The San Diego County Sheriff's Department has said DiMaggio
and Christina Anderson had been in a close, platonic relationship.
Sheriff's officials referred to Brett Anderson, who arrived
from out of town to talk to investigators Tuesday, as her ex-husband, but he
told The Associated Press that the couple had still been married.
On Sunday night, authorities found Christina Anderson's body
near a dead dog when they extinguished flames at the rural home of DiMaggio in
Boulevard, a remote hamlet 65 miles east of San Diego.
The child's body was found later as they sifted through
rubble.
An Amber Alert advised freeway motorists, television viewers
and mobile phone subscribers about a blue Nissan Versa with California license
plates that DiMaggio was believed to be driving.
The California Highway Patrol
said the suspect could be headed to Texas or Canada.
The FBI joined the search and the Amber Alert was later extended
to Mexico's Baja California state, which borders Boulevard.
Monday marked the first time that mobile phone users were
notified of a statewide Amber Alert in California through their phones, CHP
spokeswoman Jamie Coffee said.
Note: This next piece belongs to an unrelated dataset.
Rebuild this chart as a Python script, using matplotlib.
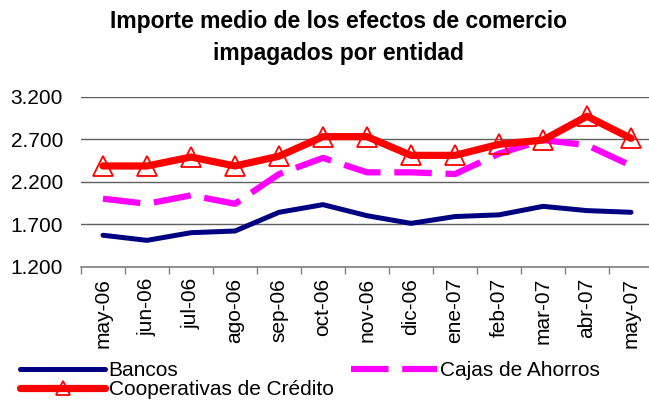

The alert system, which was introduced in
December, sends messages automatically, based on the phone's location, not the
phone number.
Christina Anderson grew up with her mother and stepfather in
the east San Diego suburb of Santee, and she aspired to a career in child
psychology, said her ex-husband, James Chatfield of La Grande, Ore.
The
marriage lasted four years, until 1992, and Chatfield said he lost touch.
"She was a high school sweetheart," he said.
"It was a marriage of convenience that just didn't work out."
Chatfield said he helped Anderson's current husband move to
The Dalles, Ore., in the early 1990s, but they lost contact.